In today’s banking landscape, the complexity found on Wall Street boggles the mind. JPMorgan Chase has over 3,000 subsidiaries across the world, and all manner of assets and liabilities. It’s the largest U.S. bank with about $2.4 trillion in assets, and a soup-to-nuts financial operation.
When Congress has written banking legislation, it has distinguished between these two groups of banks with numbers. With $10 billion or less in assets, a bank isn’t directly supervised by the new consumer agency it created, and pays lower dues for deposit insurance. With over $50 billion assets, banks have to go through a lengthy process with the Federal Reserve over how they would be resolved if facing insolvency.
“Not that it’s the best approach but it’s cleaner and simpler when you’re trying to advance legislation,” said Paul Merski, chief economist with the Independent Community Bankers of America, which represents smaller banks.
Rare Bipartisan Support
The Luektemeyer bill takes a different approach. Rather than setting a hard $50 billion threshold, it directs federal regulators to consider a bank’s scope, complexity and connections in the United States and abroad before forcing it to draw up plans for insolvency or test whether it can withstand a crisis. Put simply, a bank that’s simple in structure and operation, would get a pass.
The bill is a rarity for a political reason as well. At least 20 Democrats have signed on as co-sponsors, something that’s never happened on such a substantive piece of financial regulatory legislation since Dodd-Frank was passed in 2010.
In the heat of a presidential campaign, simplicity tends to triumph, and that’s the case with Democratic presidential nominee Hillary Clinton, who’s echoed the traditional approach in her policy propositions.

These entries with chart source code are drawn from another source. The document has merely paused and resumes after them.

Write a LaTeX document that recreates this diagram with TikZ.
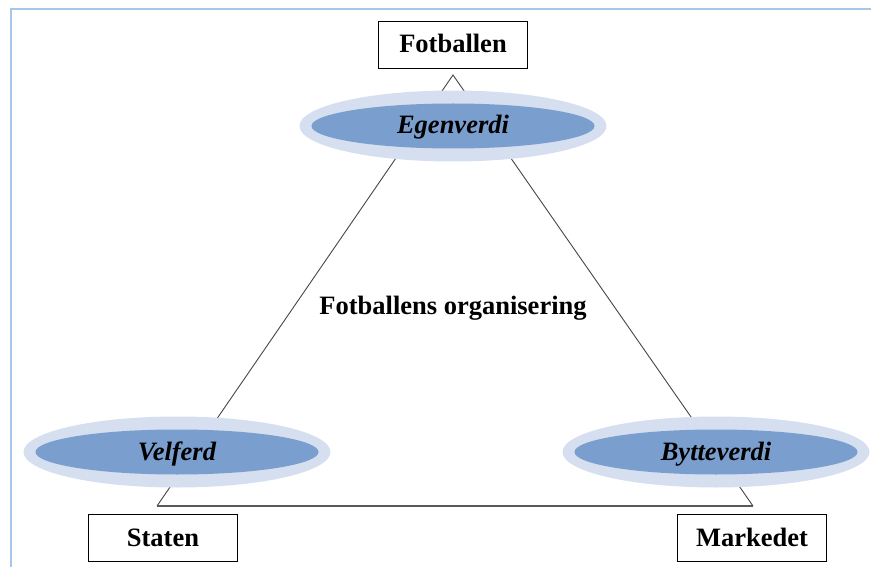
\documentclass[tikz,border=0pt]{standalone}
\usepackage{fontspec}
\setmainfont{Liberation Serif}
\usetikzlibrary{shapes.geometric}
\definecolor{frameblue}{RGB}{168,198,234}
\definecolor{ringblue}{RGB}{213,223,239}
\definecolor{coreblue}{RGB}{122,158,205}
\definecolor{edgegray}{RGB}{70,70,70}
\tikzset{
  lbl/.style={font=\fontsize{26.5}{30}\selectfont\bfseries, text height=18pt, text depth=2pt},
  boxnode/.style={draw=black, line width=1pt, fill=white, minimum width=149pt, minimum height=47pt, inner sep=0pt, lbl},
  ringnode/.style={ellipse, fill=ringblue, minimum width=307pt, minimum height=71pt, inner sep=0pt},
  corenode/.style={ellipse, fill=coreblue, minimum width=283pt, minimum height=45pt, inner sep=0pt, font=\fontsize{26.5}{30}\selectfont\bfseries\itshape, text height=18pt, text depth=2pt},
  edge/.style={draw=edgegray, line width=0.9pt},
  base/.style={draw=gray!70!black, line width=2.4pt}
}
\begin{document}
\begin{tikzpicture}[x=1pt,y=-1pt]
\useasboundingbox (0,0) rectangle (871,567);
% frame
\draw[frameblue, line width=2.2pt] (11,567) -- (11,9) -- (871,9);
% triangle
\coordinate (apex) at (453,75);
\coordinate (bl) at (157,506);
\coordinate (br) at (753,506);
\draw[edge] (bl) -- (apex) -- (br);
\draw[base] (bl) -- (br);
% boxes
\node[boxnode] (fotballen) at (453,45) {Fotballen};
\node[boxnode] (staten) at (163,538) {Staten};
\node[boxnode] (markedet) at (752,538) {Markedet};
% ellipses
\node[ringnode] (egenring) at (453,126) {};
\node[corenode] (egenverdi) at (egenring.center) {Egenverdi};
\node[ringnode] (velring) at (177,452) {};
\node[corenode] (velferd) at (velring.center) {Velferd};
\node[ringnode] (bytring) at (716,452) {};
\node[corenode] (bytteverdi) at (bytring.center) {Bytteverdi};
% centre label
\node[lbl] (org) at (453,306) {Fotballens organisering};
\end{tikzpicture}
\end{document}
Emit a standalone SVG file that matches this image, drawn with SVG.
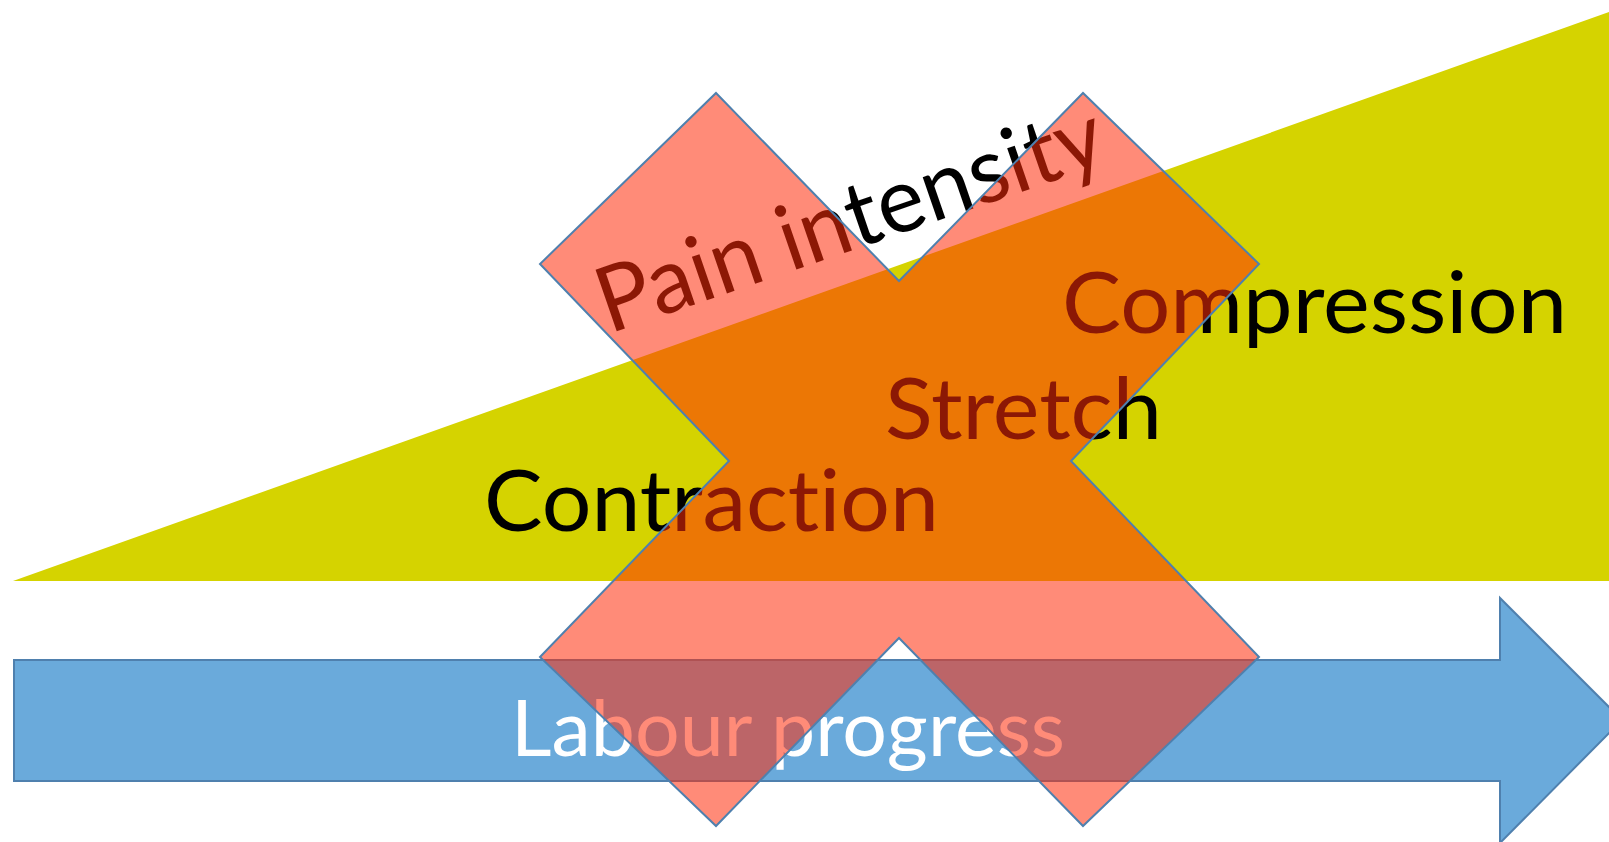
<svg xmlns="http://www.w3.org/2000/svg" width="1609" height="842" viewBox="0 0 1609 842">
<style>
.lbl{font-family:Lato,"Open Sans","Liberation Sans",sans-serif;fill:#000;font-variant-ligatures:none;font-feature-settings:"liga" 0,"clig" 0;}
.white{fill:#fff;}
</style>
<rect x="0" y="0" width="1609" height="842" fill="#fff"/>
<g id="triangle">
<polygon points="13,581 1609,12 1609,581" fill="#D5D300"/>
</g>
<g id="arrow">
<polygon points="14,660 1500,660 1500,598 1622,720 1500,843 1500,781 14,781" fill="#6AAADB" stroke="#4F80AE" stroke-width="2"/>
<text class="lbl white" x="511" y="756" font-size="77" textLength="554" lengthAdjust="spacingAndGlyphs">Labour progress</text>
</g>
<g id="pain">
<text class="lbl" transform="translate(609,334) rotate(-19)" x="0" y="0" font-size="91" textLength="530" lengthAdjust="spacingAndGlyphs">Pain intensity</text>
</g>
<g id="compression"><text class="lbl" x="1062" y="333" font-size="86" textLength="505" lengthAdjust="spacingAndGlyphs">Compression</text></g>
<g id="stretch"><text class="lbl" x="885" y="439" font-size="86" textLength="277" lengthAdjust="spacingAndGlyphs">Stretch</text></g>
<g id="contraction"><text class="lbl" x="484" y="531" font-size="86" textLength="455" lengthAdjust="spacingAndGlyphs">Contraction</text></g>
<g id="cross">
<polygon points="716,93 899,281 1083,93 1259,264 1071,461 1259,657 1083,826 899,638 716,826 540,657 729,461 540,264" fill="#FF2C0A" fill-opacity="0.55" stroke="#4F80AE" stroke-width="2"/>
</g>
</svg>
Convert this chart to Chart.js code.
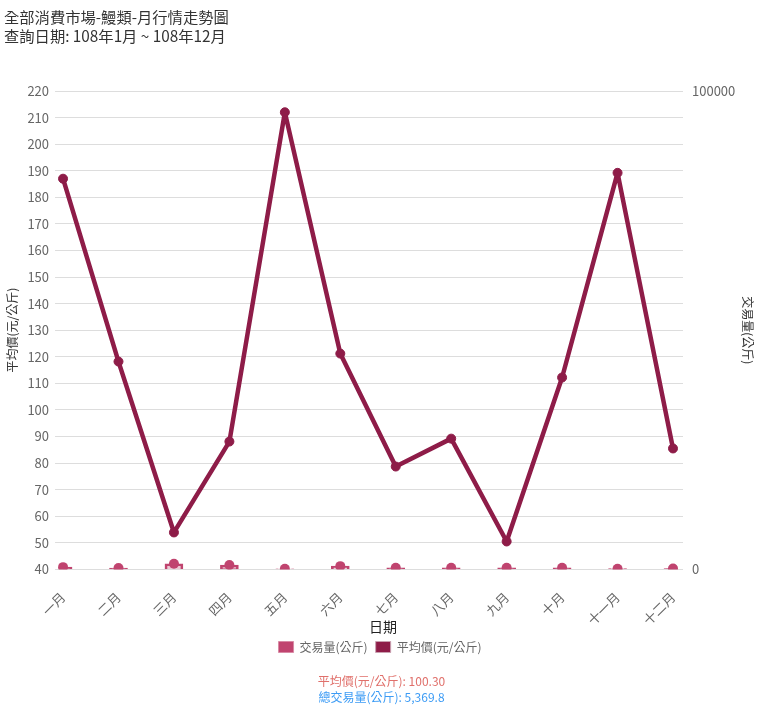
<!DOCTYPE html>
<html>
<head>
<meta charset="utf-8">
<script src="https://cdn.jsdelivr.net/npm/chart.js@4.4.1/dist/chart.umd.min.js"></script>
<style>
  html, body { margin: 0; padding: 0; background: #fff; }
  body { width: 763px; height: 720px; position: relative; overflow: hidden; font-family: "Noto Sans CJK TC", "Noto Sans", sans-serif; }
  #title { position: absolute; left: 4px; top: 7px; font-size: 15.3px; line-height: 19px; color: #333; }
  #wrap { position: absolute; left: 0; top: 0; width: 763px; height: 720px; }
  #xtitle { position: absolute; left: 0; width: 763px; top: 616px; text-align: center; font-size: 14px; line-height: 20px; color: #222; padding-left: 3px; box-sizing: border-box; }
  #footer { position: absolute; left: 0; width: 763px; top: 673px; text-align: center; font-size: 12px; line-height: 16px; }
  #f1 { color: #e0706b; }
  #f2 { color: #3d9cf5; }
</style>
</head>
<body>
<div id="wrap"><canvas id="c" width="763" height="720"></canvas></div>
<div id="title">全部消費市場-鰻類-月行情走勢圖<br>查詢日期: 108年1月 ~ 108年12月</div>
<div id="xtitle">日期</div>
<div id="footer"><div id="f1">平均價(元/公斤): 100.30</div><div id="f2">總交易量(公斤): 5,369.8</div></div>
<script>
const months = ["一月","二月","三月","四月","五月","六月","七月","八月","九月","十月","十一月","十二月"];
const avgPrice = [187, 118.2, 53.9, 88.1, 212, 121.2, 78.7, 89.2, 50.5, 112.2, 189.2, 85.5];
const volume = [470, 290, 1180, 900, 140, 680, 350, 340, 340, 340, 150, 189.8];
const rightTickLabels = [0, 100000];

const pink = '#c0446f';
const dark = '#8e1c48';
const font = "'Noto Sans CJK TC', 'Noto Sans', sans-serif";

new Chart(document.getElementById('c'), {
  data: {
    labels: months,
    datasets: [
      {
        type: 'bar', label: '交易量(公斤)', data: volume, yAxisID: 'y1',
        backgroundColor: 'rgba(192,68,111,0.3)', borderColor: pink, borderWidth: 2,
        barThickness: 18
      },
      {
        type: 'line', label: '平均價(元/公斤)', data: avgPrice, yAxisID: 'y',
        borderColor: dark, backgroundColor: dark, borderWidth: 4.5, tension: 0, borderJoinStyle: 'round',
        pointRadius: 4.5, pointBorderWidth: 1, pointBackgroundColor: dark, pointBorderColor: dark, fill: false
      },
      {
        type: 'line', label: '_pts', data: volume, yAxisID: 'y1', showLine: false,
        pointRadius: 5, pointBorderWidth: 0, pointBackgroundColor: pink, pointBorderColor: pink, borderColor: pink, backgroundColor: pink
      }
    ]
  },
  options: {
    responsive: false,
    animation: false,
    layout: { padding: { top: 91, left: 3, right: 6, bottom: 57 } },
    plugins: {
      tooltip: { enabled: false },
      legend: {
        position: 'bottom',
        labels: {
          boxWidth: 15, boxHeight: 11, color: '#666', font: { family: font, size: 12 }, padding: 8,
          filter: item => item.text !== '_pts',
          generateLabels: chart => Chart.defaults.plugins.legend.labels.generateLabels(chart).map(l => {
            if (l.datasetIndex === 0) { l.fillStyle = pink; l.strokeStyle = '#d88aa5'; l.lineWidth = 1; }
            if (l.datasetIndex === 1) { l.fillStyle = dark; l.strokeStyle = '#c9a0b0'; l.lineWidth = 1; }
            return l;
          })
        }
      }
    },
    scales: {
      x: {
        offset: false,
        afterFit: s => { s.height = s.height - 7; },
        grid: { display: false },
        border: { display: false },
        ticks: { color: '#666', font: { family: font, size: 13 }, minRotation: 45, maxRotation: 45, padding: 12 },
        title: { display: false }
      },
      y: {
        position: 'left', min: 40, max: 220,
        ticks: { stepSize: 10, color: '#666', font: { family: font, size: 13 }, padding: 6 },
        grid: { color: '#dddddd', tickLength: 8 },
        border: { display: false },
        title: { display: true, text: '平均價(元/公斤)', color: '#333', font: { family: font, size: 12 }, padding: 2 }
      },
      y1: {
        position: 'right', min: 0, max: 100000,
        afterFit: s => { s.width = 84; },
        ticks: {
          count: 19, color: '#666', font: { family: font, size: 13 }, padding: 9,
          callback: v => rightTickLabels.includes(Math.round(v)) ? String(Math.round(v)) : ''
        },
        grid: { drawOnChartArea: false, color: '#dddddd', tickLength: 10 },
        border: { display: false },
        title: { display: true, text: '交易量(公斤)', color: '#333', font: { family: font, size: 12 }, padding: 2 }
      }
    }
  }
});
</script>
</body>
</html>
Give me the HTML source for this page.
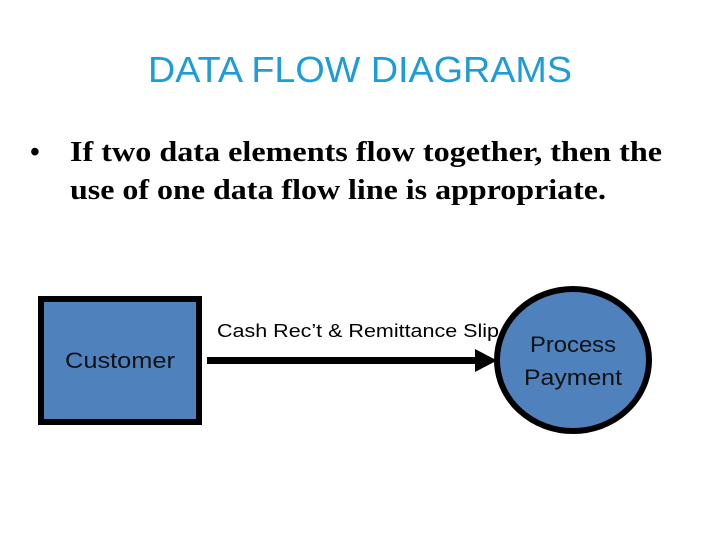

Clinton has pitched plans to “reduce unnecessary regulation” on smaller community banks and credit unions, while taking aim at “big Wall Street banks.”
This dichotomy — and the whole approach of Congress and the regulators — leaves out large but less controversial regional institutions like PNC, SunTrust or Fifth Third, which don’t fall neatly into either category. Fifth Third, for example, a Cincinnati-based bank, has about $142 billion in assets, but about 95 percent of its business is done under two bank charters.
Holistic Threat Assessment
Matt Well, a spokesman for the Regional Bank Coalition, explained the case in military terms:
“If the Pentagon were to conduct a threat assessment to determine risks posed by foreign countries, they would likely take a holistic view that considers factors – such as size of a country’s army, whether it has nuclear or biological weapons, the disposition of its government and so forth, rather than simply looking at the landmass of the country alone,” Well said in an email. “Using an arbitrary asset threshold as the sole means to evaluate risk would be akin to the Pentagon determining Canada is a bigger threat to the U.S. than North Korea.”
Marcus Stanley, policy director for Americans for Financial Reform, an umbrella group for consumer advocates, labor unions and civil rights organizations, argued that it’s misleading to suggest the $50 billion threshold is a great burden.
Banks above this number face oversight from the Fed that is “pretty sensitive to the complexity of your operations and your model,” he said. In short, even though they both have assets above $50 billion, regulators don’t treat JPMorgan and Fifth Third the same way.
“If you move this threshold, it will disrupt the Fed’s authority under whatever new line is drawn, no matter how complex they are,” Stanley said.